Thursday, March 17, 2011

Together At Last! – Cross-Culturalism and Music of Today (Part III, Conclusion)

By the turn of the century, two new cross-cultural trends emerged in American popular music.

The first was the large numbers of Hispanic artists on the Billboard charts, reflecting the growing Hispanic population of the United States as well as the growing impact of Hispanics in the general culture.

The second new trend was collaboration. While there were occasional noteworthy collaborations in the past, it’s in the 2000s that the trend really began to take off. 

Carlos Santana – who had been around since Woodstock – had the biggest hits of his career when he collaborated with artists from other genres and ethnic groups, like Rob Thomas.

In the past ten years, there has been a flurry of collaborations – every year, many of the top songs have been artists “featuring” other artists, often from different genres and cultural backgrounds. Today, artists such as Lady Gaga and Justin Bieber regularly mix genres and cultures.




This summary graphic illustrates the ethnic makeup of the charts, year by year. It is easy to see just how far the pendulum has swung – popular music in the United States has gone from white artists accounting for 90% of the hit songs in the 1950s, to non-white artists now accounting for well over half of the hit songs in the past decade.

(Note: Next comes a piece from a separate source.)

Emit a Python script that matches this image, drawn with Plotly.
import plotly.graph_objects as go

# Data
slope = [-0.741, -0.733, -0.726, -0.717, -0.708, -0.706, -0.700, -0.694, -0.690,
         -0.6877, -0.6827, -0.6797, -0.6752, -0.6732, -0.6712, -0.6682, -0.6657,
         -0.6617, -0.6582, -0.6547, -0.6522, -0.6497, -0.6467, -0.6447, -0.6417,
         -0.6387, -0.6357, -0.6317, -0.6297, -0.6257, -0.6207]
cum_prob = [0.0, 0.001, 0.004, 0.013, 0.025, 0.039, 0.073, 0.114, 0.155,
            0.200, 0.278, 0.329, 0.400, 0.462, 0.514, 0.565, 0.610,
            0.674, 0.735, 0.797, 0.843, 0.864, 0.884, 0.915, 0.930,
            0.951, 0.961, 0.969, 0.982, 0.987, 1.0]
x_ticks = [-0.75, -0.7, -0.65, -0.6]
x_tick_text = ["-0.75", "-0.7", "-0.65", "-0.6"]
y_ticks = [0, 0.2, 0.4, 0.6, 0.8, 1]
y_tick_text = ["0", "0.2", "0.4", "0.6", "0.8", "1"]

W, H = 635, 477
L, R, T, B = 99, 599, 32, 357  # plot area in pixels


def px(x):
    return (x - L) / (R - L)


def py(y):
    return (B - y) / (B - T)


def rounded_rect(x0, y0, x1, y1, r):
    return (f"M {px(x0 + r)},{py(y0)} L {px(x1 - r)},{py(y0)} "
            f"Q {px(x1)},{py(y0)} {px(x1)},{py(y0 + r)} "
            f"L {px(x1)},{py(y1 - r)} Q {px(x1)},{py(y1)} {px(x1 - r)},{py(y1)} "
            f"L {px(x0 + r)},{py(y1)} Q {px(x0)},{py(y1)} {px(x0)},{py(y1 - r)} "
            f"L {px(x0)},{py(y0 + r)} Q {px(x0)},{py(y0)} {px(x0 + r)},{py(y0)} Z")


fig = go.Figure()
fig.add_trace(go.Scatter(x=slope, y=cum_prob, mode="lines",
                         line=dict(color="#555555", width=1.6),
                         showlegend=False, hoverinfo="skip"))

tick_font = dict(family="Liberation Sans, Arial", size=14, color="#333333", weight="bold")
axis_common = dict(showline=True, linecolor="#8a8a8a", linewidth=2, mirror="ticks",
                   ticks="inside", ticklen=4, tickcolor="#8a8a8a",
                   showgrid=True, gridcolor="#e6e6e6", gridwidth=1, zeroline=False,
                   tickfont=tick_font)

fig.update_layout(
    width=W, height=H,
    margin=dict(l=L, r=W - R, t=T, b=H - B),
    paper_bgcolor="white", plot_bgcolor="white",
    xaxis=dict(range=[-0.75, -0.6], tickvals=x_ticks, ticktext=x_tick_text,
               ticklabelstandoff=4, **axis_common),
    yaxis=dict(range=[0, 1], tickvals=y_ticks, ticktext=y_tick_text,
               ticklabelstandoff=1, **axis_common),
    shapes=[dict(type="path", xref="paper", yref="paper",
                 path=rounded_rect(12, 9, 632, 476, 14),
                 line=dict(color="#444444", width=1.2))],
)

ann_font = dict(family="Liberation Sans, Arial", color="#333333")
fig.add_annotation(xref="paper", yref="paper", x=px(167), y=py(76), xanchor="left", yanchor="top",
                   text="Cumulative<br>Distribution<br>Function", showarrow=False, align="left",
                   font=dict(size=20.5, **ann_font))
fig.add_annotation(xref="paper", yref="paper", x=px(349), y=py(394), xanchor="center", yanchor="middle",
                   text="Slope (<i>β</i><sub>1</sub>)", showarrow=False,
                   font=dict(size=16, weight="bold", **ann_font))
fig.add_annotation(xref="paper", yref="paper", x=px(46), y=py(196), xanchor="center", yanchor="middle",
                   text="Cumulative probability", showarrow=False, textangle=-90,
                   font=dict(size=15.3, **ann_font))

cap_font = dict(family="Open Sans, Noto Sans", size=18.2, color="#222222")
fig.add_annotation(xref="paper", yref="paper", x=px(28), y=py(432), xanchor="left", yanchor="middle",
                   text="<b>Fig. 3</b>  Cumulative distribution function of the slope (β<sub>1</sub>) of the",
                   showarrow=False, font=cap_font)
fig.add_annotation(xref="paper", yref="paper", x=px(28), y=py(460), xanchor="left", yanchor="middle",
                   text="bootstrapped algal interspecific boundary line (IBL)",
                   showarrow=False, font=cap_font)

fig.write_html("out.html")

Is your brand stuck in a different era? Is it 50s Pat Boone, covering other cultures through White lenses? Is it stuck in Woodstock like Santana was for so many years? Is it stuck in the times when the brand first launched when what was popular then is now outdated?

Is it trying too hard to be multicultural, coming across unauthentic like “Ebony and Ivory”? Or is it keeping with the fast moving times and appealing to the new general market, the total market, where a mixed culture is the now the new mainstream?